**WHAT THE TASK ASKS:** The material below should be written out in full and exactly; pictures stay out of the copy.
━━━━━ DATA PROVIDED
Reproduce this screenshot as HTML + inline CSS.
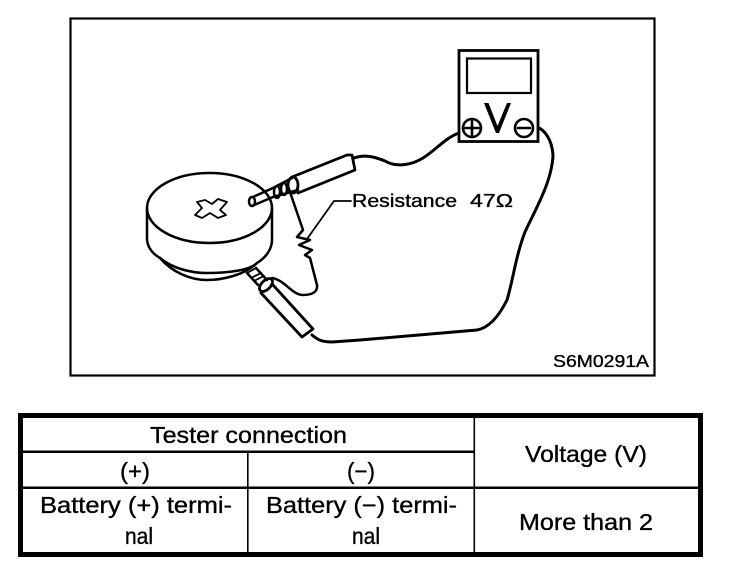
<!DOCTYPE html>
<html><head><meta charset="utf-8"><style>
html,body{margin:0;padding:0;background:#fff}
svg{display:block}
text{font-family:"Liberation Sans",sans-serif;fill:#000;stroke:#000;stroke-width:.35px}
</style></head><body>
<svg width="736" height="574" viewBox="0 0 736 574" xmlns="http://www.w3.org/2000/svg">
<rect x="70.5" y="18.5" width="584" height="357" fill="none" stroke="#000" stroke-width="2.2"/>
<g fill="none" stroke="#000" stroke-width="2.5" stroke-linecap="round" stroke-linejoin="round">
<!-- battery -->
<ellipse cx="209.500" cy="208" rx="62.500" ry="35"/>
<path d="M147 208V240C148 248 153 254 160 258C172 268 190 273 207 273C230 273 250 270 257 263C265 258 272 250 272 240V208"/>
<path d="M160 258C172 272 190 280 207 280C222 280 245 275 257 263"/>
<path d="M197 202L205 200L212 204L218 199L227 202L220 210L226 215L218 218L210 213L202 218L195 215L202 208Z" stroke-width="1.8"/>
<!-- probe 1 -->
<path d="M253 197L273 188M253 205.500L273 197"/>
<ellipse cx="252" cy="201.500" rx="3" ry="4.500"/>
<path d="M273 188L292 178M273 197L298 190"/>
<ellipse cx="277" cy="192" rx="3" ry="6"/><ellipse cx="284" cy="189" rx="3" ry="6"/>
<ellipse cx="293" cy="185" rx="5" ry="8" stroke-width="2.800"/>
<path d="M292 177L347 155L352 155L355 170L298 193" stroke-width="2.800"/>
<!-- wire to + -->
<path d="M354 158C365 154 375 157 385 161C395 167 410 166 423 158C436 150 445 138 459 133" stroke-width="3"/>
<!-- resistor wire -->
<path d="M290 192L303 230L297 237L310 240L299 245L312 250L305 255L310 258L317 285C318 292 312 295 303 295C292 295 285 280 272 278"/>
<!-- leader -->
<path d="M351 201H334L307 239" stroke-width="1.800"/>
<!-- probe 2 -->
<path d="M247 273L258 285M256 268L267 280"/>
<path d="M247 273L256 268M251 278L261 273M254 281L264 276" stroke-width="1.800"/>
<ellipse cx="266" cy="285" rx="8" ry="4.500" transform="rotate(-45 266 285)" stroke-width="2.800"/>
<path d="M261 293L302 337L313 329L273 285" stroke-width="2.800"/>
<!-- wire to - -->
<path d="M312 335C318 340 322 342 332 342L360 340L477 330C488 328 498 318 507 300C513 280 516 255 525 232C535 210 552 182 553 155C552 140 545 130 537 127" stroke-width="3"/>
<!-- meter -->
<rect x="459" y="50.500" width="79" height="91" fill="#fff" stroke-width="2.800" stroke-linejoin="miter"/>
<rect x="467" y="58.500" width="64" height="34.500" stroke-width="2.200" stroke-linejoin="miter"/>
<circle cx="472" cy="128" r="9" stroke-width="2.600"/>
<path d="M472 121V135M465 128H479" stroke-width="2.600"/>
<circle cx="524" cy="128" r="9" stroke-width="2.600"/>
<path d="M518 128H530" stroke-width="2.600"/>
</g>
<path d="M484 103H488.500L497.500 126L507 103H511L499 133H496Z" fill="#000"/>
<text x="352" y="207" font-size="18.500" textLength="105" lengthAdjust="spacingAndGlyphs">Resistance</text>
<text x="470" y="207" font-size="18.500" textLength="43" lengthAdjust="spacingAndGlyphs">47Ω</text>
<text x="553" y="367" font-size="17.500" textLength="96" lengthAdjust="spacingAndGlyphs">S6M0291A</text>
<!-- table -->
<rect x="20.500" y="415.500" width="680" height="139" fill="none" stroke="#000" stroke-width="5"/>
<rect x="23" y="450.500" width="451" height="2.500"/>
<rect x="23" y="486.500" width="677" height="2.500"/>
<rect x="247" y="452" width="1.600" height="100"/>
<rect x="473.500" y="418" width="1.600" height="134"/>
<g font-size="23">
<text x="150" y="443" textLength="197" lengthAdjust="spacingAndGlyphs">Tester connection</text>
<text x="120" y="479" textLength="30" lengthAdjust="spacingAndGlyphs">(+)</text>
<text x="347" y="479" textLength="28" lengthAdjust="spacingAndGlyphs">(−)</text>
<text x="525" y="462" textLength="122" lengthAdjust="spacingAndGlyphs">Voltage (V)</text>
<text x="40" y="513" textLength="192" lengthAdjust="spacingAndGlyphs">Battery (+) termi-</text>
<text x="125" y="544" textLength="28" lengthAdjust="spacingAndGlyphs">nal</text>
<text x="266" y="513" textLength="191" lengthAdjust="spacingAndGlyphs">Battery (−) termi-</text>
<text x="352" y="544" textLength="28" lengthAdjust="spacingAndGlyphs">nal</text>
<text x="519" y="530" textLength="134" lengthAdjust="spacingAndGlyphs">More than 2</text>
</g>
</svg>
</body></html>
━━━━━━━━━━
**FINAL RESULT:**
Reproduce this screenshot as HTML + inline CSS.
<!DOCTYPE html>
<html><head><meta charset="utf-8"><style>
html,body{margin:0;padding:0;background:#fff}
svg{display:block}
text{font-family:"Liberation Sans",sans-serif;fill:#000;stroke:#000;stroke-width:.35px}
</style></head><body>
<svg width="736" height="574" viewBox="0 0 736 574" xmlns="http://www.w3.org/2000/svg">
<rect x="70.5" y="18.5" width="584" height="357" fill="none" stroke="#000" stroke-width="2.2"/>
<g fill="none" stroke="#000" stroke-width="2.5" stroke-linecap="round" stroke-linejoin="round">
<!-- battery -->
<ellipse cx="209.500" cy="208" rx="62.500" ry="35"/>
<path d="M147 208V240C148 248 153 254 160 258C172 268 190 273 207 273C230 273 250 270 257 263C265 258 272 250 272 240V208"/>
<path d="M160 258C172 272 190 280 207 280C222 280 245 275 257 263"/>
<path d="M197 202L205 200L212 204L218 199L227 202L220 210L226 215L218 218L210 213L202 218L195 215L202 208Z" stroke-width="1.8"/>
<!-- probe 1 -->
<path d="M253 197L273 188M253 205.500L273 197"/>
<ellipse cx="252" cy="201.500" rx="3" ry="4.500"/>
<path d="M273 188L292 178M273 197L298 190"/>
<ellipse cx="277" cy="192" rx="3" ry="6"/><ellipse cx="284" cy="189" rx="3" ry="6"/>
<ellipse cx="293" cy="185" rx="5" ry="8" stroke-width="2.800"/>
<path d="M292 177L347 155L352 155L355 170L298 193" stroke-width="2.800"/>
<!-- wire to + -->
<path d="M354 158C365 154 375 157 385 161C395 167 410 166 423 158C436 150 445 138 459 133" stroke-width="3"/>
<!-- resistor wire -->
<path d="M290 192L303 230L297 237L310 240L299 245L312 250L305 255L310 258L317 285C318 292 312 295 303 295C292 295 285 280 272 278"/>
<!-- leader -->
<path d="M351 201H334L307 239" stroke-width="1.800"/>
<!-- probe 2 -->
<path d="M247 273L258 285M256 268L267 280"/>
<path d="M247 273L256 268M251 278L261 273M254 281L264 276" stroke-width="1.800"/>
<ellipse cx="266" cy="285" rx="8" ry="4.500" transform="rotate(-45 266 285)" stroke-width="2.800"/>
<path d="M261 293L302 337L313 329L273 285" stroke-width="2.800"/>
<!-- wire to - -->
<path d="M312 335C318 340 322 342 332 342L360 340L477 330C488 328 498 318 507 300C513 280 516 255 525 232C535 210 552 182 553 155C552 140 545 130 537 127" stroke-width="3"/>
<!-- meter -->
<rect x="459" y="50.500" width="79" height="91" fill="#fff" stroke-width="2.800" stroke-linejoin="miter"/>
<rect x="467" y="58.500" width="64" height="34.500" stroke-width="2.200" stroke-linejoin="miter"/>
<circle cx="472" cy="128" r="9" stroke-width="2.600"/>
<path d="M472 121V135M465 128H479" stroke-width="2.600"/>
<circle cx="524" cy="128" r="9" stroke-width="2.600"/>
<path d="M518 128H530" stroke-width="2.600"/>
</g>
<path d="M484 103H488.500L497.500 126L507 103H511L499 133H496Z" fill="#000"/>
<text x="352" y="207" font-size="18.500" textLength="105" lengthAdjust="spacingAndGlyphs">Resistance</text>
<text x="470" y="207" font-size="18.500" textLength="43" lengthAdjust="spacingAndGlyphs">47Ω</text>
<text x="553" y="367" font-size="17.500" textLength="96" lengthAdjust="spacingAndGlyphs">S6M0291A</text>
<!-- table -->
<rect x="20.500" y="415.500" width="680" height="139" fill="none" stroke="#000" stroke-width="5"/>
<rect x="23" y="450.500" width="451" height="2.500"/>
<rect x="23" y="486.500" width="677" height="2.500"/>
<rect x="247" y="452" width="1.600" height="100"/>
<rect x="473.500" y="418" width="1.600" height="134"/>
<g font-size="23">
<text x="150" y="443" textLength="197" lengthAdjust="spacingAndGlyphs">Tester connection</text>
<text x="120" y="479" textLength="30" lengthAdjust="spacingAndGlyphs">(+)</text>
<text x="347" y="479" textLength="28" lengthAdjust="spacingAndGlyphs">(−)</text>
<text x="525" y="462" textLength="122" lengthAdjust="spacingAndGlyphs">Voltage (V)</text>
<text x="40" y="513" textLength="192" lengthAdjust="spacingAndGlyphs">Battery (+) termi-</text>
<text x="125" y="544" textLength="28" lengthAdjust="spacingAndGlyphs">nal</text>
<text x="266" y="513" textLength="191" lengthAdjust="spacingAndGlyphs">Battery (−) termi-</text>
<text x="352" y="544" textLength="28" lengthAdjust="spacingAndGlyphs">nal</text>
<text x="519" y="530" textLength="134" lengthAdjust="spacingAndGlyphs">More than 2</text>
</g>
</svg>
</body></html>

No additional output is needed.